An Embarrassment of Riches

I think I know a thing or two about embarrassment. I was born into a small and peculiar class of people: children of immigrants from war-torn Europe. My parents were Holocaust survivors, and I guess by the time they came here, they had many more things to think about than fitting in – things like learning the language and making a living from scratch. Things like forgetting everything about where they came from and starting life anew.

Still, their style spoke of nothing more than where they came from. My father wore a suit every day, in an age where most Dads sported “leisure wear” – T-shirts, polo shirts, khakis, jeans and sneakers. He wore a starched white shirt under his suit, and a tie which was tacked to the shirt with a bar or circular pin. On his head, whenever he left the house, was perched a hat – straw in for the summer, felt in the winter. A real hat, the kind that Frank Sinatra would wear. With a ribbon band, and often a little feather.

When I went off to camp, I thought other kids would have parents like mine. After all, it was a Jewish camp, and I’d thought that most Jews had parents who had survived the Holocaust. They did, in my poor immigrant’s neighborhood, but my parents had splurged so that I could have a season of fresh mountain air, and among the middle class parents on Visiting Day, they were the only ones who looked different. My father in his suit. The feather on his grey straw hat. My mother in sandals, with socks. Socks!! That look was stylish where she had grown up, in Kaunas, Lithuania. It was not as stylish that summer at camp, in the Pocono Mountains of Pennsylvania.

Years later, due to my parents’ constant nurturance and support, I was able to go to Yale Law School. Graduation day was bittersweet. It was, of course, a huge and unique accomplishment for my family (due to the war, neither of my parents had even been able to finish high school), but a source of ambivalence for me. On the outside, I fit in with the other graduates. We were all smart and savvy, newly-hatched professionals. But on the inside, I was different. When I looked at their parents, I saw tall men with full heads of silver hair (my father, though well-built and handsome, was 5’7”, and bald under his hat). The mothers were elegant, soigne women, with blond, smooth hair and hairbands. I saw grosgrain hairbands. Plaid hairbands. Velvet hairbands. My mother’s hair, unbanded, blew around in the wind. She was not wearing sandals and socks that day, but her dress was flowery in a way that only the late Queen Mother would understand. And she was talking to me:

“Sonia’le!” I saw her hand waving a little cotton handkerchief. She always had these in her purse; they were always white, with little embroidered flowers on the corners. “Yoo hoo! Sonia’le!” She was using an old endearment for me, the “le” on the end of my name a caress.

From amidst my peers, I answered, “what, Ma?” We were about to march forward and receive our degrees. I wanted to blend in with the others.

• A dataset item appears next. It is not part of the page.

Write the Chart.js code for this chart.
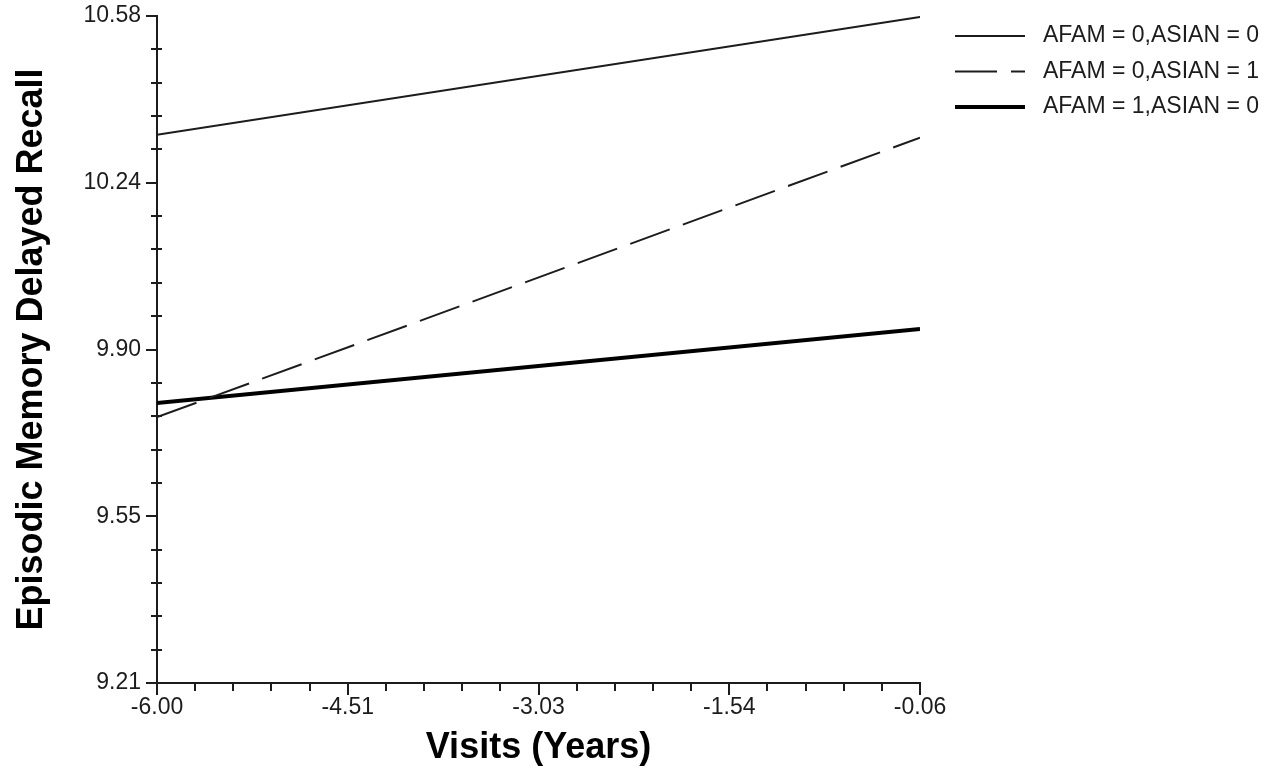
<!DOCTYPE html>
<html>
<head>
<meta charset="utf-8">
<title>Episodic Memory Delayed Recall</title>
<script src="https://cdn.jsdelivr.net/npm/chart.js@4.4.1/dist/chart.umd.min.js"></script>
<style>
  html, body { margin: 0; padding: 0; background: #fff; }
  #wrap { width: 1272px; height: 773px; position: relative; }
</style>
</head>
<body>
<div id="wrap"><canvas id="chart"></canvas></div>
<script>
// Chart data
const seriesLabels = ["AFAM = 0,ASIAN = 0", "AFAM = 0,ASIAN = 1", "AFAM = 1,ASIAN = 0"]
const visits = [-6.00, -0.06]
const recallWhite = [10.336, 10.578]
const recallAsian = [9.756, 10.330]
const recallAfam = [9.785, 9.937]

// Axis tick labels (major ticks, evenly spaced)
const xTickLabels = ["-6.00", "-4.51", "-3.03", "-1.54", "-0.06"]
const yTickLabels = ["9.21", "9.55", "9.90", "10.24", "10.58"]
const minorPerMajor = 5

const ink = "#1c1c1c"
const fontFamily = "'Liberation Sans', Arial, sans-serif"

// Builds major + minor ticks between the first and last label
function buildTicks(labels) {
  return (scale) => {
    const lo = parseFloat(labels[0])
    const hi = parseFloat(labels[labels.length - 1])
    const steps = (labels.length - 1) * minorPerMajor
    const ticks = []
    for (let i = 0; i <= steps; i++) {
      ticks.push({ value: lo + (hi - lo) * i / steps, major: i % minorPerMajor === 0 })
    }
    scale.ticks = ticks
  }
}

function tickLabel(labels) {
  return (value, index) => index % minorPerMajor === 0 ? labels[index / minorPerMajor] : ""
}

function toPoints(ys) {
  return visits.map((x, i) => ({ x: x, y: ys[i] }))
}

// Tick marks: major/minor lengths like the original plot
const tickMarks = {
  id: "tickMarks",
  afterDraw(chart) {
    const ctx = chart.ctx
    const xs = chart.scales.x
    const ys = chart.scales.y
    const axisX = chart.chartArea.left
    const axisY = chart.chartArea.bottom
    ctx.save()
    ctx.strokeStyle = ink
    ctx.lineWidth = 2
    ctx.beginPath()
    xs.ticks.forEach((t) => {
      const px = Math.round(xs.getPixelForValue(t.value))
      ctx.moveTo(px, axisY)
      ctx.lineTo(px, axisY + (t.major ? 12 : 8))
    })
    ys.ticks.forEach((t) => {
      const py = Math.round(ys.getPixelForValue(t.value))
      if (t.major) {
        ctx.moveTo(axisX - 11, py)
        ctx.lineTo(axisX, py)
      } else {
        ctx.moveTo(axisX - 6, py)
        ctx.lineTo(axisX + 5, py)
      }
    })
    ctx.stroke()
    ctx.restore()
  },
}

// Legend at the right, drawn with each dataset's own line style
const sideLegend = {
  id: "sideLegend",
  afterDraw(chart) {
    const ctx = chart.ctx
    ctx.save()
    ctx.font = "23px " + fontFamily
    ctx.textBaseline = "middle"
    ctx.textAlign = "left"
    chart.data.datasets.forEach((ds, i) => {
      const y = 36 + i * 35.5
      ctx.strokeStyle = ds.borderColor
      ctx.lineWidth = ds.borderWidth
      ctx.setLineDash(ds.borderDash || [])
      ctx.beginPath()
      ctx.moveTo(955, y)
      ctx.lineTo(1025, y)
      ctx.stroke()
      ctx.setLineDash([])
      ctx.fillStyle = ink
      ctx.fillText(ds.label, 1043, y)
    })
    ctx.restore()
  },
}

new Chart(document.getElementById("chart"), {
  type: "line",
  data: {
    datasets: [
      { label: seriesLabels[0], data: toPoints(recallWhite), borderColor: ink, borderWidth: 2 },
      { label: seriesLabels[1], data: toPoints(recallAsian), borderColor: ink, borderWidth: 2, borderDash: [42, 14] },
      { label: seriesLabels[2], data: toPoints(recallAfam), borderColor: "#000", borderWidth: 4 },
    ],
  },
  options: {
    responsive: true,
    maintainAspectRatio: false,
    animation: false,
    events: [],
    layout: { autoPadding: false, padding: { top: 16, right: 352, left: 0, bottom: 0 } },
    elements: { point: { radius: 0 }, line: { tension: 0 } },
    plugins: { legend: { display: false }, tooltip: { enabled: false } },
    scales: {
      x: {
        type: "linear",
        min: parseFloat(xTickLabels[0]),
        max: parseFloat(xTickLabels[xTickLabels.length - 1]),
        afterBuildTicks: buildTicks(xTickLabels),
        afterFit: (s) => { s.height = 90; s.paddingLeft = 0; s.paddingRight = 0 },
        grid: { display: false },
        border: { display: true, color: ink, width: 2 },
        ticks: {
          autoSkip: false,
          maxRotation: 0,
          padding: 3,
          color: ink,
          font: { family: fontFamily, size: 23 },
          callback: tickLabel(xTickLabels),
        },
        title: {
          display: true,
          text: "Visits (Years)",
          color: "#000",
          font: { family: fontFamily, size: 36, weight: "bold" },
          padding: { top: 0, bottom: 3 },
        },
      },
      y: {
        type: "linear",
        min: parseFloat(yTickLabels[0]),
        max: parseFloat(yTickLabels[yTickLabels.length - 1]),
        afterBuildTicks: buildTicks(yTickLabels),
        afterFit: (s) => { s.width = 157; s.paddingTop = 0; s.paddingBottom = 0 },
        grid: { display: false },
        border: { display: true, color: ink, width: 2 },
        ticks: {
          autoSkip: false,
          padding: 8,
          color: ink,
          font: { family: fontFamily, size: 23 },
          callback: tickLabel(yTickLabels),
        },
        title: {
          display: true,
          text: "Episodic Memory Delayed Recall",
          color: "#000",
          font: { family: fontFamily, size: 36, weight: "bold" },
          padding: { top: 10, bottom: 0 },
        },
      },
    },
  },
  plugins: [tickMarks, sideLegend],
})
</script>
</body>
</html>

“Are you hungry, Sonia’le? I brought you a nice banana!”

Reaching into her bag, she brought out and flourished a soft, sad fruit. She had probably carried it from home and brought it on the train trip to New Haven. In her past, people had died of starvation. Here, at the Yale Law graduation, no one was starving. Everyone, graduates and their parents, seemed rich and complete and sophisticated. The banana did not fit in, nor did my doting, unself-conscious mother.

I spotted a Kennedy kid, one who would later become a reporter, filming us graduates. Her brother was in my class, and as her camera panned the crowd it must have captured me, looking at my parents, caught between shame and love.

Years later, it is the love that remains. The realization that these people – with their tie-pins, hats, and hankies – were the richest treasures I’d ever have. Better than an Ivy league degree. Better than a million dollars or being famous. Better than anyone, or anything I’ve ever known in our status-conscious, style-conscious world. And I am nothing but proud.